§ **Exercise details**: Write out, word for word, the stretch of lines beginning at the one with "What React, TypeScript" and ending at the one with "import * as", omitting the images.

[A block of data]
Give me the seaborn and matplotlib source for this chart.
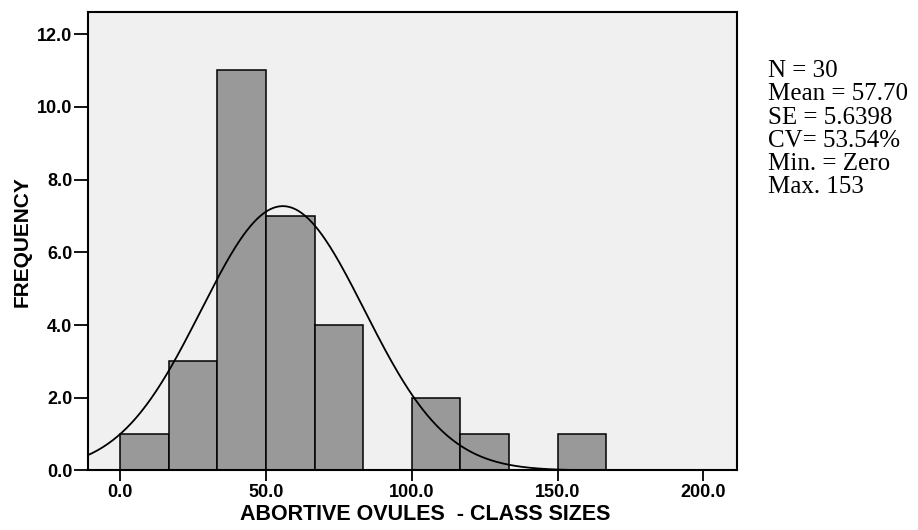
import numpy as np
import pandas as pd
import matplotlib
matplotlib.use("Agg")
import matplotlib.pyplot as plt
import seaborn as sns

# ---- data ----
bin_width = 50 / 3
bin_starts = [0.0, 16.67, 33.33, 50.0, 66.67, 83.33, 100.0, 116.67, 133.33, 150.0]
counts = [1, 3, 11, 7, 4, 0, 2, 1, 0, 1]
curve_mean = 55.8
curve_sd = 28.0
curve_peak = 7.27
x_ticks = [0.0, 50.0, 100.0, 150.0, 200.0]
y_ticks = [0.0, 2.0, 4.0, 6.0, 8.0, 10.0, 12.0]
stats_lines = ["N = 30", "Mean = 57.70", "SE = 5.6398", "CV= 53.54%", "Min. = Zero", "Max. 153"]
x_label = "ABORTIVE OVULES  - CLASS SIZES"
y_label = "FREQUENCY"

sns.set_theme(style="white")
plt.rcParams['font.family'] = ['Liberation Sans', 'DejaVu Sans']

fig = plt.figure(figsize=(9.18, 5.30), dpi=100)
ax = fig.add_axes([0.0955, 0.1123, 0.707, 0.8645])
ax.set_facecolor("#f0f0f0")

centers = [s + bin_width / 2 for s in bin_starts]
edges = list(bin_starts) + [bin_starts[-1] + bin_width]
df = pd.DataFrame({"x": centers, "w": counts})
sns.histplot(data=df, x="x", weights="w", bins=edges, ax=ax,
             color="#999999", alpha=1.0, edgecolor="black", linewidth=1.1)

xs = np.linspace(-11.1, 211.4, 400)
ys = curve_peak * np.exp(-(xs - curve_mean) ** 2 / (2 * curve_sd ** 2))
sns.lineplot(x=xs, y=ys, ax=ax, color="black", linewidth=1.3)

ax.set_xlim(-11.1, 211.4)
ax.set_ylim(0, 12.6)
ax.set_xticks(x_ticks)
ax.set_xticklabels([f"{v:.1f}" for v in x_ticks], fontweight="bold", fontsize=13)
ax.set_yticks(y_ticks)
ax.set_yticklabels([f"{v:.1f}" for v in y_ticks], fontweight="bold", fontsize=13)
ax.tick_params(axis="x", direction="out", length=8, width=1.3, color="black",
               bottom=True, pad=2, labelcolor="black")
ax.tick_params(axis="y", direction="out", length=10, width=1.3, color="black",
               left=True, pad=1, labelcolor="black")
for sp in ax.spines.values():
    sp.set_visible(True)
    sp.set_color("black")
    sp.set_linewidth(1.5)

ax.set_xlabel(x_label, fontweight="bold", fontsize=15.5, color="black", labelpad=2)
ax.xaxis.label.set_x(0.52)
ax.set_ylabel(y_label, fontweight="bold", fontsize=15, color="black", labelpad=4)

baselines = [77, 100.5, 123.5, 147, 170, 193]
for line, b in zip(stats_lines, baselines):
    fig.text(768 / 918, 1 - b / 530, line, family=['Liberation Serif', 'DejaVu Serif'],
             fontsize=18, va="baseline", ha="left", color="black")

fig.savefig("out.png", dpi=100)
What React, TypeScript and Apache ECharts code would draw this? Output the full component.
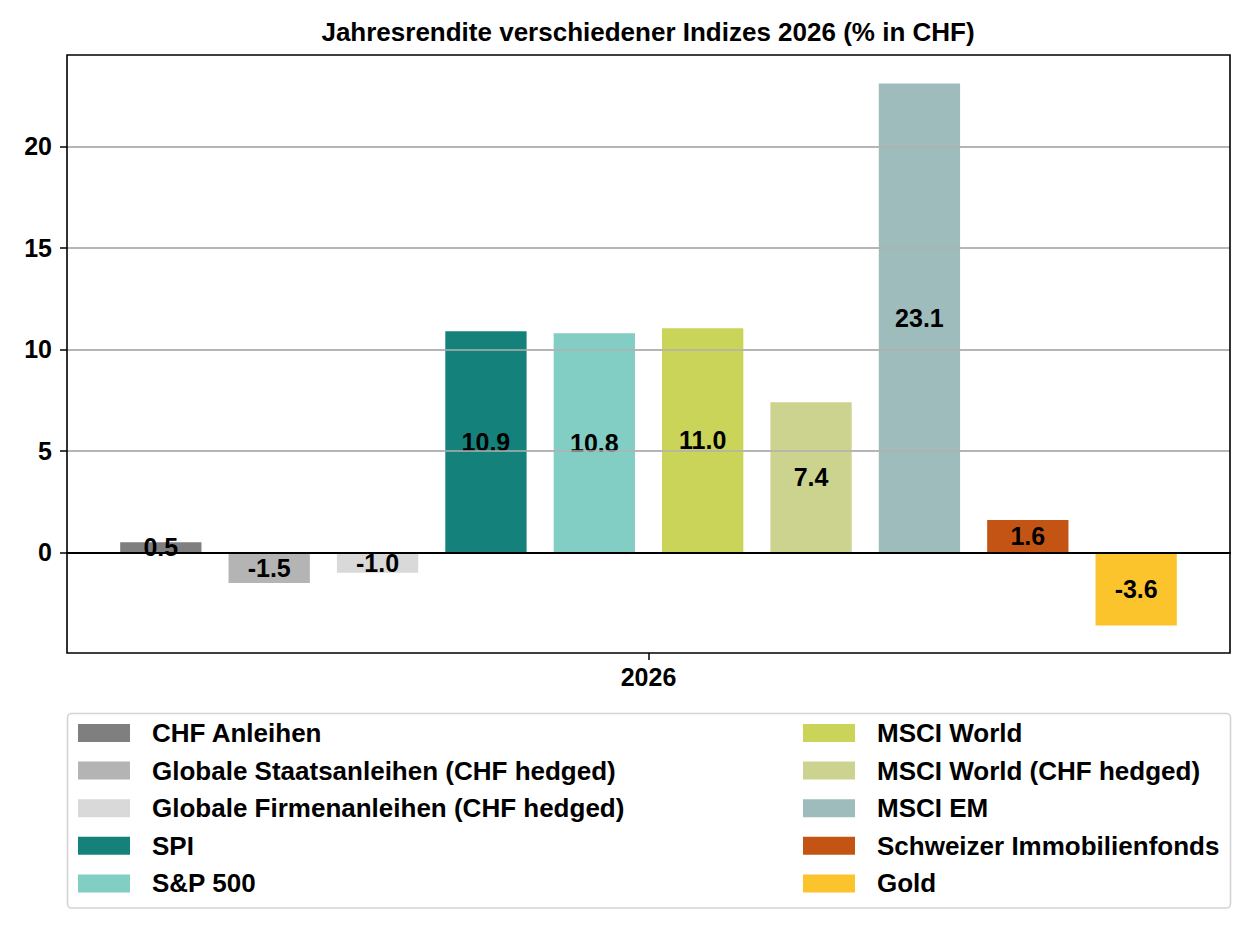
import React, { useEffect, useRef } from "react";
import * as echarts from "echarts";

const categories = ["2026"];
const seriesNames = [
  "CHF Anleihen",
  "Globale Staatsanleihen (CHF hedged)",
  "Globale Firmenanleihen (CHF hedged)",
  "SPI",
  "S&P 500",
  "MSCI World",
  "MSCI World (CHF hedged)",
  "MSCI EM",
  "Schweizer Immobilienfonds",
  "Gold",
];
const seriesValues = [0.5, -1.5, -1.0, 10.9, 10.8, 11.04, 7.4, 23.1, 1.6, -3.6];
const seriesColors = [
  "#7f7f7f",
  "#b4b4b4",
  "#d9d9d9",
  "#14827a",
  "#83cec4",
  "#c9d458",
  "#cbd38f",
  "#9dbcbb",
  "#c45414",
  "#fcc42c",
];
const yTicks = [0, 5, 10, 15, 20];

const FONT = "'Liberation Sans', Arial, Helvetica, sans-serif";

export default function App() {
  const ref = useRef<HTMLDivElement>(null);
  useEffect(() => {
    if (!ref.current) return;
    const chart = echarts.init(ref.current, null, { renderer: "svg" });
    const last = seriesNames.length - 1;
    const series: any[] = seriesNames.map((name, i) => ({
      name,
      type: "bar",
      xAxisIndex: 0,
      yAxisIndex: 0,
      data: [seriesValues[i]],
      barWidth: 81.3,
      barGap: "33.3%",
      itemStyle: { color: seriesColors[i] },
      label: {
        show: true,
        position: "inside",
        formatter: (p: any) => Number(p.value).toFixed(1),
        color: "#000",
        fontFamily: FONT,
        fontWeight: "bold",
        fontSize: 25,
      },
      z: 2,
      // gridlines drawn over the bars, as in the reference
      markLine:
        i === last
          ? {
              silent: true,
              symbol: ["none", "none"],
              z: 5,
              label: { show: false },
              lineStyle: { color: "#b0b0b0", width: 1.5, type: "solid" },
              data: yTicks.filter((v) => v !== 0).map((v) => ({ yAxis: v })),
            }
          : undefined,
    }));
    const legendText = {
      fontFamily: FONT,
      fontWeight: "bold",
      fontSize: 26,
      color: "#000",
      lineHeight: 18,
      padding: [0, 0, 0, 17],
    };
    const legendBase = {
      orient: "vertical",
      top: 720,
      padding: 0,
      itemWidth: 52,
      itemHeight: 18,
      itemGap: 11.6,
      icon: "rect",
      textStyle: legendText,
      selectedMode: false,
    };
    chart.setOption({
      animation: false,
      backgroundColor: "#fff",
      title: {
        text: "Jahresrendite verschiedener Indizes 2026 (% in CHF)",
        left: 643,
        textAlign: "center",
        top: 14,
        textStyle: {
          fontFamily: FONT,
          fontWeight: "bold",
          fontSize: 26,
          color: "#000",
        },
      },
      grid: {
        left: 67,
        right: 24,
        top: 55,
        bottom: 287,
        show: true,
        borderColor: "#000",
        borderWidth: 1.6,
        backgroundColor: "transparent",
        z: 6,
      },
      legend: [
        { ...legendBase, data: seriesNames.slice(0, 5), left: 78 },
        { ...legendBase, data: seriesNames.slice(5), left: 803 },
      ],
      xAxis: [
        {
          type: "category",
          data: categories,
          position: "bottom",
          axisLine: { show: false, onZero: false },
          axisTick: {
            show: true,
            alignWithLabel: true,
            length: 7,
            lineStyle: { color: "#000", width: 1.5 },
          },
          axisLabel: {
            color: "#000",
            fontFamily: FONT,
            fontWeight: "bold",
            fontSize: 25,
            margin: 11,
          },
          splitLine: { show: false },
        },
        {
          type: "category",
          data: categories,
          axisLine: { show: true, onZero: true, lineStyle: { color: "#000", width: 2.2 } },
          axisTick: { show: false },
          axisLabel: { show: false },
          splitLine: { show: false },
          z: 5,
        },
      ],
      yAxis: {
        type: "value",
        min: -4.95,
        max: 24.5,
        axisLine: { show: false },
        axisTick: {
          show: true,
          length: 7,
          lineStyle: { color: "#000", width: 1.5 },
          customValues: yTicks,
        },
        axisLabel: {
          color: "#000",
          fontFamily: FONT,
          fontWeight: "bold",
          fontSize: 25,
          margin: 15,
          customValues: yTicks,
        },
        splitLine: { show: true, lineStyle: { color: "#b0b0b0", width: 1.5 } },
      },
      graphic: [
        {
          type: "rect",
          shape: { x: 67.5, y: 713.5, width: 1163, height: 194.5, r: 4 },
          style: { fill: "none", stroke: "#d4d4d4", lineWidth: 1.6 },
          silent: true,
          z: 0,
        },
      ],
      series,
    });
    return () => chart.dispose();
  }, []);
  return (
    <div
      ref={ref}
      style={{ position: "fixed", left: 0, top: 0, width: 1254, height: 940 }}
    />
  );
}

§ **Solution for this task**:
What React, TypeScript and Apache ECharts code would draw this? Output the full component.
import React, { useEffect, useRef } from "react";
import * as echarts from "echarts";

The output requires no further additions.